Electron microscopy and spectroscopy investigation of atomic, electronic, and phonon structures of NdNiO2/SrTiO3 interface

Abstract The infinite-layer nickelates, proposed as analogs to superconducting cuprates, provide a promising platform for exploring the mechanisms of unconventional superconductivity. However, the superconductivity has been exclusively observed in thin films under atmospheric pressure, underscoring the critical role of heterointerface. Here, we employed the advanced Scanning Transmission Electron Microscopy-Electron Energy Loss Spectroscopy technique to thoroughly investigate the atomic configuration, layer-resolved electronic states and phonon across the NdNiO 2 /SrTiO 3 interface.

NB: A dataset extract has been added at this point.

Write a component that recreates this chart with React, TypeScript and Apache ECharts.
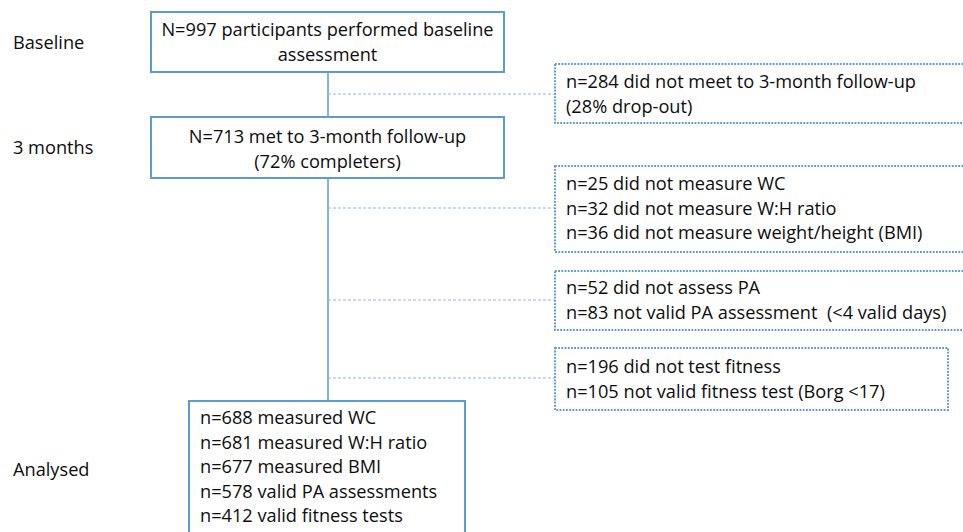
import React, { useEffect, useRef } from "react";
import * as echarts from "echarts";

// ---- Data (texts of the flow chart) ----
const stageLabels = ["Baseline", "3 months", "Analysed"];
const baselineLines = ["N=997 participants performed baseline", "assessment"];
const followUpLines = ["N=713 met to 3-month follow-up", "(72% completers)"];
const dropOutLines = ["n=284 did not meet to 3-month follow-up", "(28% drop-out)"];
const anthropometryLines = [
  "n=25 did not measure WC",
  "n=32 did not measure W:H ratio",
  "n=36 did not measure weight/height (BMI)",
];
const paLines = ["n=52 did not assess PA", "n=83 not valid PA assessment  (<4 valid days)"];
const fitnessLines = ["n=196 did not test fitness", "n=105 not valid fitness test (Borg <17)"];
const analysedLines = [
  "n=688 measured WC",
  "n=681 measured W:H ratio",
  "n=677 measured BMI",
  "n=578 valid PA assessments",
  "n=412 valid fitness tests",
];

// ---- Layout / styles ----
const FONT = "'Open Sans', 'Noto Sans', sans-serif";
const FONT_SIZE = 18.2;
const LINE_GAP = 24.6;
const TEXT_SHIFT = -1;
const BLUE = "#5B9BD5";
const DASH_BLUE = "#8CB6E3";
const TEXT_COLOR = "#0d0d0d";

const stageY = [43, 148, 470];
const mainX = 328;
const solidBoxes = [
  { x: 151, y: 12, w: 353, h: 60, lines: baselineLines, align: "center", firstY: 30 },
  { x: 151, y: 117, w: 353, h: 61, lines: followUpLines, align: "center", firstY: 137 },
  { x: 189, y: 401, w: 276, h: 150, lines: analysedLines, align: "left", firstY: 418 },
];
const dottedBoxes = [
  { x: 555, y: 64, w: 430, h: 59, lines: dropOutLines, firstY: 82, cy: 94 },
  { x: 555, y: 166, w: 430, h: 86, lines: anthropometryLines, firstY: 184, cy: 208 },
  { x: 555, y: 271, w: 430, h: 59, lines: paLines, firstY: 288, cy: 300 },
  { x: 555, y: 348, w: 393, h: 62, lines: fitnessLines, firstY: 367, cy: 378 },
];

function textEl(x: number, y: number, text: string, align: string) {
  return {
    type: "text",
    x,
    y: y + TEXT_SHIFT,
    z: 10,
    style: {
      text,
      fill: TEXT_COLOR,
      font: `${FONT_SIZE}px ${FONT}`,
      fontFamily: FONT,
      fontSize: FONT_SIZE,
      textAlign: align,
      textVerticalAlign: "middle",
    },
  };
}

export default function App() {
  const ref = useRef<HTMLDivElement>(null);
  useEffect(() => {
    document.body.style.margin = "0";
    if (!ref.current) return;
    const chart = echarts.init(ref.current, undefined, { renderer: "svg" });
    const elements: any[] = [];

    // stage labels
    stageLabels.forEach((t, i) => elements.push(textEl(13, stageY[i], t, "left")));

    // main vertical connectors
    elements.push({
      type: "line",
      shape: { x1: mainX, y1: solidBoxes[0].y + solidBoxes[0].h, x2: mainX, y2: solidBoxes[1].y },
      style: { stroke: BLUE, lineWidth: 1.5 },
      z: 1,
    });
    elements.push({
      type: "line",
      shape: { x1: mainX, y1: solidBoxes[1].y + solidBoxes[1].h, x2: mainX, y2: solidBoxes[2].y },
      style: { stroke: BLUE, lineWidth: 1.5 },
      z: 1,
    });

    // solid boxes
    solidBoxes.forEach((b) => {
      elements.push({
        type: "rect",
        shape: { x: b.x, y: b.y, width: b.w, height: b.h },
        style: { fill: "#ffffff", stroke: BLUE, lineWidth: 2 },
        z: 2,
      });
      b.lines.forEach((t, i) => {
        const x = b.align === "center" ? b.x + b.w / 2 : b.x + 11;
        elements.push(textEl(x, b.firstY + i * LINE_GAP, t, b.align));
      });
    });

    // dotted boxes with dashed connectors
    dottedBoxes.forEach((b) => {
      elements.push({
        type: "line",
        shape: { x1: mainX, y1: b.cy, x2: b.x, y2: b.cy },
        style: { stroke: DASH_BLUE, lineWidth: 1, lineDash: [3, 2] },
        z: 1,
      });
      elements.push({
        type: "rect",
        shape: { x: b.x, y: b.y, width: b.w, height: b.h },
        style: { fill: "#ffffff", stroke: BLUE, lineWidth: 2, lineDash: [1.8, 1.4] },
        z: 2,
      });
      b.lines.forEach((t, i) => {
        elements.push(textEl(b.x + 11, b.firstY + i * LINE_GAP, t, "left"));
      });
    });

    chart.setOption({
      animation: false,
      backgroundColor: "#ffffff",
      graphic: { elements },
    });
    return () => chart.dispose();
  }, []);
  return <div ref={ref} style={{ width: 963, height: 532 }} />;
}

Our findings reveal that interfacial Sr diffusion drives the formation of a p-type interface, facilitating hole doping into the oxygen and nickel bands. Notably, a pronounced redshift of the highest-energy optical phonon of NdNiO 2 (~78 meV) is observed at the interface, predominantly induced by Sr diffusion and epitaxial strain. Our work demonstrates that interfacial Sr diffusion and epitaxial strain can reconfigure the electronic and phonon structure at the p-type interface, offering critical insights for elucidating the superconducting mechanisms in infinite-layer nickelates.